Entre las reglas que más he respetado a lo largo de mi carrera de escritor está aquella que manda alejarse de los acontecimientos y de los personajes. Nunca tomar partido. Quizás los asomos de fracaso que uno encuentra en la novela de denuncia que se escribió en América Latina en la primera mitad del siglo, está precisamente en que esa denuncia, demasiado obvia, llega hasta la imprecación discursiva. Novela militante, novela de tesis. Novela de partido.
Es por eso que el lector siente que, por ejemplo, en El mundo es ancho y ajeno, de Ciro Alegría, sobran muchas páginas dedicadas al discurso de protesta, que se hallaría mejor fuera de la trama que se intenta llevar adelante, y a la que más bien pone plomo en las alas. O cuando un gran poeta como César Vallejo se queda en el panfleto cuando intenta la novela El tungsteno, y se aleja de la riqueza verbal y del misterio de puertas secretas de sus poemas.
La intención deliberada de que la obra de ficción funcione como vehículo de propaganda política resulta condenada de antemano, porque la novela es el instrumento menos adecuado para esa tarea que se convierte en patética. La ahoga la obviedad, que es enemiga mortal de la complejidad, y el discurso narrativo arriesga a volverse infantil, por su simpleza didáctica, como la que pretendía el realismo socialista.
La neutralidad que el novelista busca para no perder las puertas de acceso a la complejidad de sus personajes, en los que campean las contradicciones que son propias de la condición humana, nada tiene que ver con su posición ética, que se convierte en una especie de piloto automático que debe estar siempre presente página tras página, haciéndose invisible en la textura de la narración.
En Humillados y ofendidos, de Dostoievski, no hay una sola palabra de denuncia, y es una novela reveladora como pocas del poder que en la escritura llega a tener la injusticia, tan contraria a la bondad. Pero en una novela de verdad los buenos nunca son de una sola pieza, ni los malos tampoco.

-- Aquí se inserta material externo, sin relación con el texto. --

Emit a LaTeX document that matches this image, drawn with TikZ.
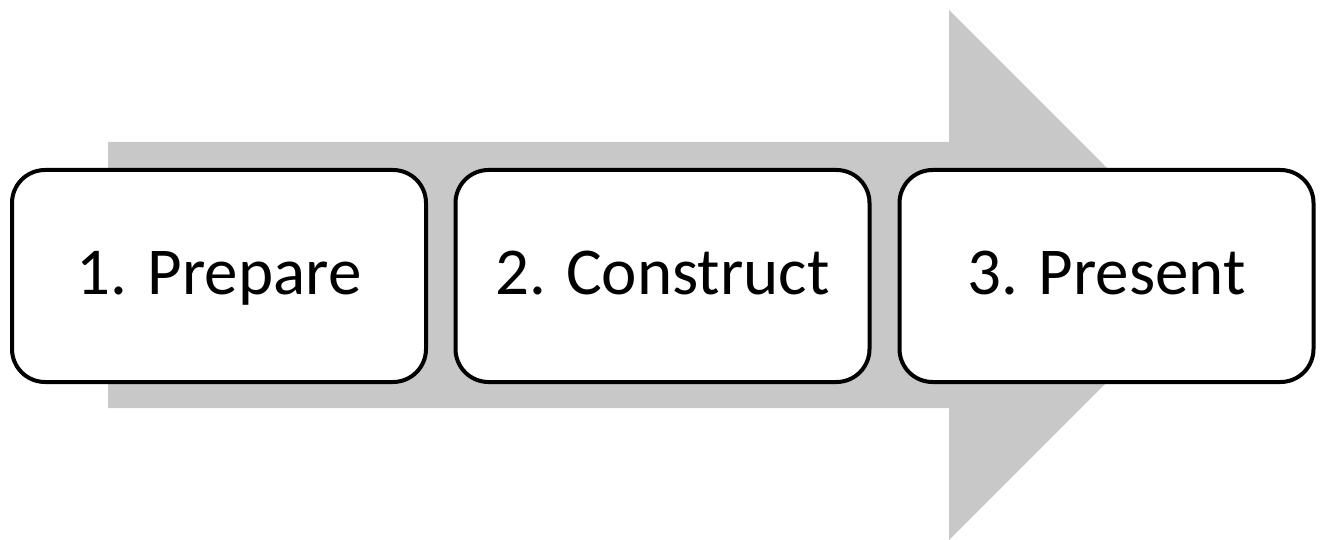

Me planteo esas reflexiones frente a mi última novela, que está ahora llegando a las librerías, Tongolele no sabía bailar, la tercera de un ciclo al que pertenecen El cielo llora por mí y Ya nadie llora por mí, que tienen como personaje al inspector Dolores Morales. No voy a referirme a ellas como novelas policiacas o novelas negras, que en un sentido lo son, sino como novelas que exploran la realidad inmediata de Nicaragua; y, en este otro sentido, son también novelas realistas.
Cuando hablo de tomar distancia incluyo la inmediatez de los escenarios, porque es más fácil mal comprometerse con aquellos que son más cercanos en el tiempo, o son contemporáneos. En la medida que los hechos se alejan más hacia el pasado pueden juzgarse con menos pasión y con menos riesgos de tomar partido.
Pero hay ocasiones en que vale la pena asumir los riesgos y acercarse al fuego sabiendo que se puede resultar quemado. En esta novela las circunstancias ponen al inspector Morales dentro de los acontecimientos que se desarrollan en Nicaragua a partir de abril de 2018, hace apenas tres años, cuando se inicia una despiadada represión que deja como saldo la muerte de más de 400 víctimas, jóvenes y adolescentes en su inmensa mayoría.
Pero no se trata de denunciar en la novela estos hechos que están suficientemente denunciados, sino de meter al inspector Morales y demás personajes en el entramado de la represión, como si se movieran en una escenografía aún sin terminar; la historia verdadera sobre la cual se monta la novela aún sigue en movimiento y le espera su desenlace.
Y esto es parte del reto del novelista. Introducirse en un escenario inacabado, como está obligado a hacerlo un cronista de hechos reales que no puede sentarse a esperar que éstos se alejen en el tiempo para tomar distancia de ellos. En ese sentido Tongolele no sabía bailar es también una crónica de hechos convertidos en episodios narrativos: los francotiradores cazando muchachos con rifles Dragunov desde el techo de un estadio de beisbol; el incendio de una fábrica de colchones que era también vivienda de la familia propietaria, y donde todos, adultos y niños, murieron entre las llamas; el asalto de los paramilitares a la iglesia de la Divina Misericordia en Managua, con más muertos.
Tongolele es el apodo del jefe de sicarios al que se enfrenta el inspector Morales. Le dicen así porque el mechón blanco de su pelo recuerda al de la bailarina del cine cabaretero mexicano. Igual que el inspector Morales, fue combatiente guerrillero en la lucha para derrocar a la tiranía de Somoza; pero ahora sus caminos se han separado y deben enfrentarse, subidos a ese escenario donde la historia aún no ha dicho la última palabra, y no se sabe si al fin terminarán triunfando los buenos, o seguirán reinando los malos.